There are techniques for dealing with this.  If you add a void* to
your ref() and unref() functions indicating the owner of the ref, you
can pretty easily build ref-tracking that can determine who leaked
a reference (and forgetting to take a reference is pretty easy to
debug with Valgrind; it'll tell you you're accessing free'd memory
and where exactly it was freed).  I implemented this literally
yesterday for a system I'm currently working on (modeled after
other API I'd used before) and the code reads nicely.

> And it makes
> the code verbose and difficult to read.

I find it makes ownership semantics clearer.  Since unref() is
an explicit operation, it is clearer where your use and ownership
of the object ends.  With garbage collection the ownership model
is much more haphazard (which is fine for high-level programming
like Lua, but less so IMO for systems programming in C or C++).

> *And* since dropping a reference
> can conceivably lead to the object being destroyed then and there, if it
> was the last reference, it means you have to be really careful when
> references get dropped.

The flip side is that destroying happens at a predictable time.  Garbage
collection can also happen at unexpected times, but it is highly
non-deterministic, so something that works 99% of the time can fail
if GC happened to be initiated in a critical section.

Other downsides to GC: you have to maintain a list of root objects
and make sure that all roots are discoverable when the GC runs,
most GC algorithms stop all threads and have practically unbounded
latency for a full collection, GC can often require tuning for demanding
work-loads.

IMO the worst drawback of refcounting by far is that by itself it
cannot collect cyclic references.

A while ago I came across a paper with a fascinating premise, which
is essentially that GC and refcounting "asymptotically converge", to
use Mike words.  I haven't taken the time to dive deeply into it, but
its abstract is:

  Tracing and reference counting are uniformly viewed as
  being fundamentally different approaches to garbage
  collection that possess very distinct performance
  properties. We have implemented high-performance
  collectors of both types, and in the process observed that
  the more we optimized them, the more similarly they
  behaved - that they seem to share some deep structure.
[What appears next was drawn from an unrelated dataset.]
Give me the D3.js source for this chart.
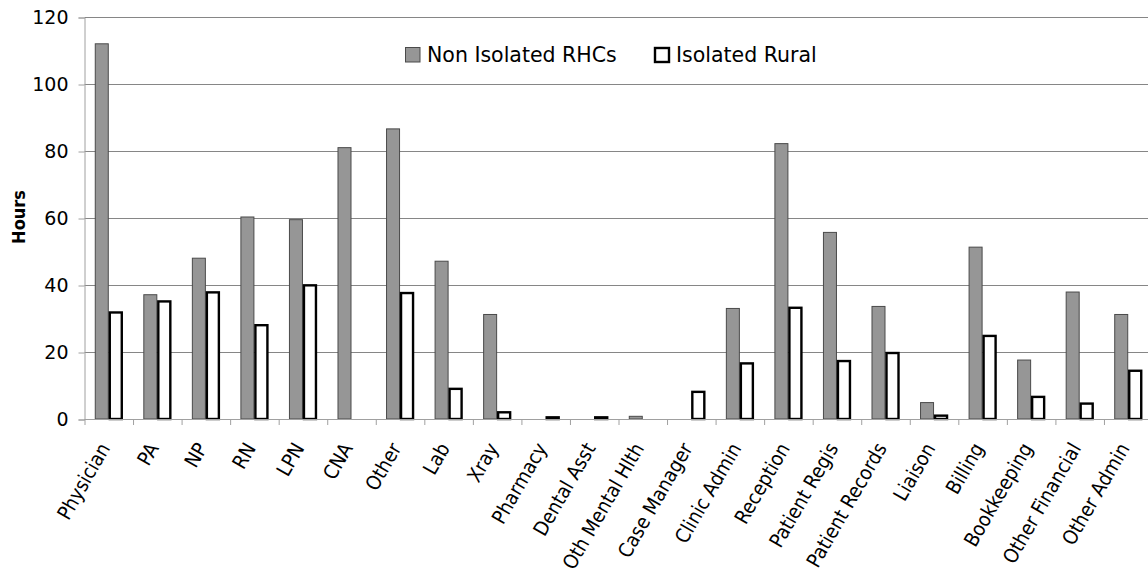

  We present a formulation of the two algorithms that shows
  that they are in fact duals of each other. Intuitively,
  the difference is that tracing operates on live objects,
  or "matter", while reference counting operates on dead
  objects, or "anti-matter". For every operation performed
  by the tracing collector, there is a precisely
  corresponding anti-operation performed by the reference
  counting collector.

  Using this framework, we show that all high-performance
  collectors (for example, deferred reference counting and
  generational collection) are in fact hybrids of tracing
  and reference counting. We develop a uniform cost-model
  for the collectors to quantify the trade-offs that result
  from choosing different hybridizations of tracing and
  reference counting. This allows the correct scheme to be
  selected based on system performance requirements and the
  expected properties of the target application.